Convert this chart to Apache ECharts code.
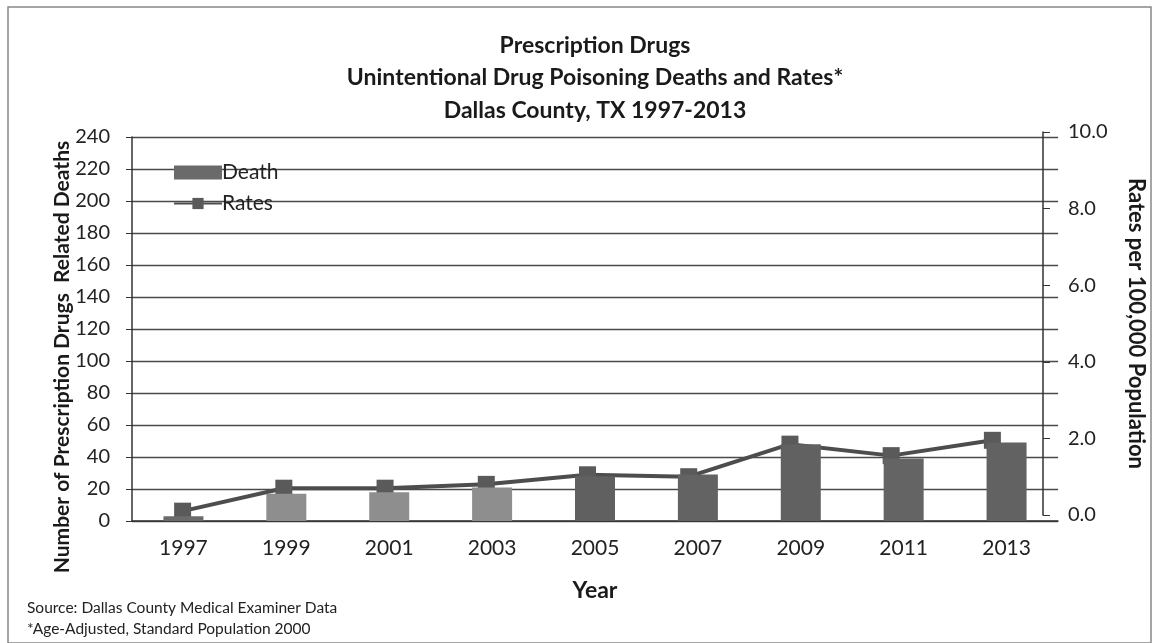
<!DOCTYPE html>
<html>
<head>
<meta charset="utf-8">
<script src="https://cdn.jsdelivr.net/npm/echarts@6/dist/echarts.min.js"></script>
<style>
  html, body { margin: 0; padding: 0; background: #fff; }
  #main { width: 1155px; height: 643px; }
</style>
</head>
<body>
<div id="main"></div>
<script>
// data
const years = ['1997', '1999', '2001', '2003', '2005', '2007', '2009', '2011', '2013'];
const deaths = [3, 17, 18, 21, 28, 29, 48, 39, 49];
const rates = [0.1, 0.7, 0.7, 0.8, 1.05, 1.0, 1.85, 1.55, 1.95];
const barColors = ['#6b6b6b', '#8e8e8e', '#8e8e8e', '#8e8e8e', '#606060', '#636363', '#616161', '#646464', '#626262'];

const leftTicks = [0, 240, 20];   // min, max, step
const rightTicks = [0, 10, 2];

const chart = echarts.init(document.getElementById('main'));

const font = 'Lato, "Open Sans", sans-serif';

const option = {
  animation: false,
  textStyle: { fontFamily: font },
  title: {
    text: 'Prescription Drugs\nUnintentional Drug Poisoning Deaths and Rates*\nDallas County, TX 1997-2013',
    left: 590,
    top: 24,
    textAlign: 'center',
    textStyle: { fontSize: 23, fontWeight: 'bold', color: '#1a1a1a', lineHeight: 32.5, fontFamily: font }
  },
  legend: {
    orient: 'vertical',
    left: 168,
    top: 157,
    itemGap: 10,
    itemWidth: 48,
    itemHeight: 14,
    textStyle: { fontSize: 21, color: '#222', padding: [0, 0, 0, -5] },
    data: [
      { name: 'Death', icon: 'rect', itemStyle: { color: '#6a6a6a' } },
      { name: 'Rates' }
    ]
  },
  grid: [
    { left: 132, right: 97, top: 137, bottom: 122 },
    { left: 132, right: 97, top: 132, bottom: 128 }
  ],
  xAxis: [
    {
      type: 'category',
      gridIndex: 0,
      data: years,
      name: 'Year',
      nameLocation: 'middle',
      nameGap: 58,
      nameTextStyle: { fontSize: 23, fontWeight: 'bold', color: '#1a1a1a' },
      axisLine: { lineStyle: { color: '#333', width: 1.5 } },
      axisTick: { length: 7, lineStyle: { color: '#333' } },
      axisLabel: { fontSize: 21, color: '#222', margin: 17 }
    },
    {
      type: 'category',
      gridIndex: 1,
      data: years,
      show: false
    }
  ],
  yAxis: [
    {
      type: 'value',
      gridIndex: 0,
      min: leftTicks[0],
      max: leftTicks[1],
      interval: leftTicks[2],
      axisLine: { show: true, lineStyle: { color: '#333', width: 1.5 } },
      axisTick: { show: true, length: 6, lineStyle: { color: '#333' } },
      axisLabel: { fontSize: 20, color: '#222', margin: 22 },
      splitLine: { lineStyle: { color: '#4a4a4a', width: 1.3 } }
    },
    {
      type: 'value',
      gridIndex: 1,
      position: 'right',
      min: rightTicks[0],
      max: rightTicks[1],
      interval: rightTicks[2],
      name: 'Rates per 100,000 Population',
      nameLocation: 'middle',
      nameRotate: -90,
      nameGap: 82,
      nameTextStyle: { fontSize: 22, fontWeight: 'bold', color: '#1a1a1a' },
      axisLine: { show: true, lineStyle: { color: '#333', width: 1.5 } },
      axisTick: { show: true, length: 7, lineStyle: { color: '#333' } },
      axisLabel: { fontSize: 20, color: '#222', margin: 25, formatter: v => v.toFixed(1) },
      splitLine: { show: false }
    }
  ],
  series: [
    {
      name: 'Death',
      type: 'bar',
      xAxisIndex: 0,
      yAxisIndex: 0,
      barWidth: 40,
      z: 3,
      data: deaths.map((v, i) => ({ value: v, itemStyle: { color: barColors[i] } })),
      itemStyle: { color: '#6a6a6a' }
    },
    {
      name: 'Rates',
      type: 'line',
      xAxisIndex: 1,
      yAxisIndex: 1,
      z: 2,
      data: rates,
      symbol: 'rect',
      symbolSize: 17,
      lineStyle: { color: '#4d4d4d', width: 4 },
      itemStyle: { color: '#5a5a5a' }
    }
  ],
  graphic: [
    {
      type: 'rect',
      shape: { x: 8, y: 7, width: 1143, height: 636 },
      style: { fill: 'none', stroke: '#888', lineWidth: 1.5 },
      silent: true
    },
    {
      // left axis title, placed by hand since it sits a bit below the plot centre
      type: 'text',
      x: 62,
      y: 357,
      rotation: Math.PI / 2,
      style: {
        text: 'Number of Prescription Drugs  Related Deaths',
        fontSize: 21,
        fontWeight: 'bold',
        fill: '#1a1a1a',
        fontFamily: font,
        align: 'center',
        verticalAlign: 'middle'
      }
    },
    {
      type: 'text',
      left: 27,
      top: 597,
      style: {
        text: 'Source: Dallas County Medical Examiner Data\n*Age-Adjusted, Standard Population 2000',
        fontSize: 15.5,
        lineHeight: 21,
        fill: '#222',
        fontFamily: font
      }
    }
  ]
};

chart.setOption(option);
</script>
</body>
</html>
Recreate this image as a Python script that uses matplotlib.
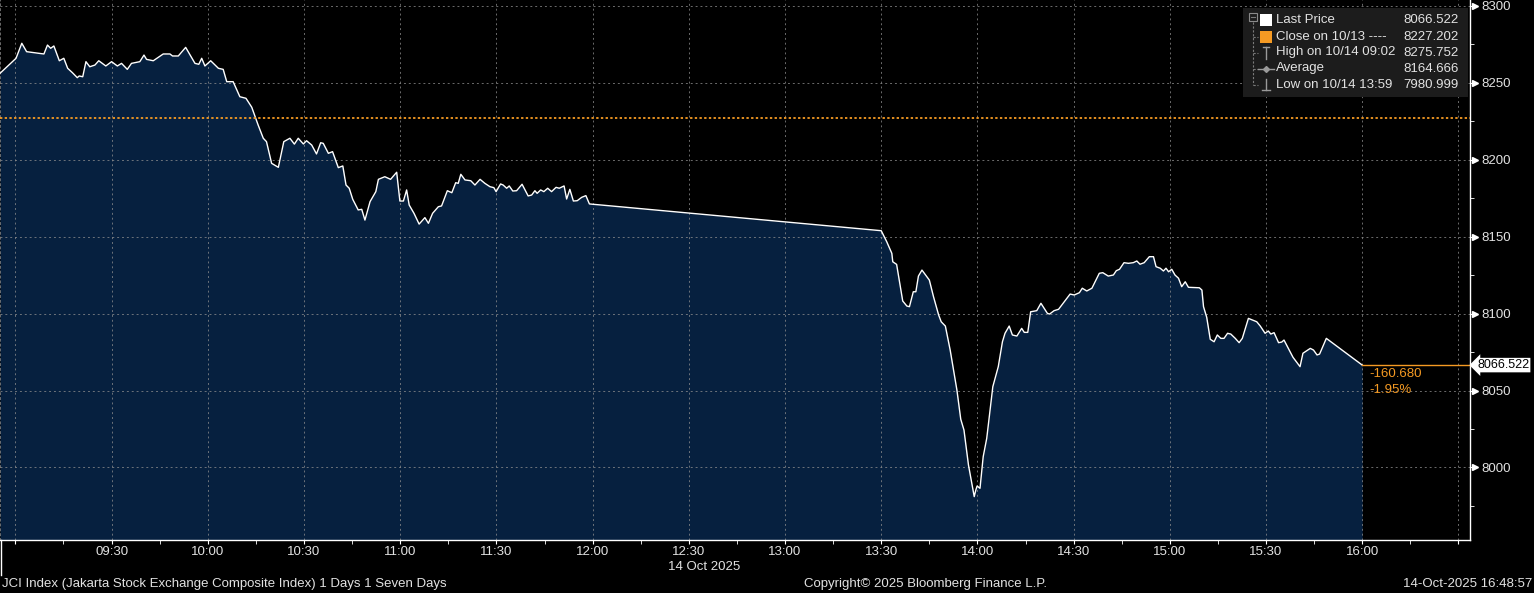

• • •

#### Your task
Give a single number: the count of lines above that include the word "this".

#### Solution to the exercise
2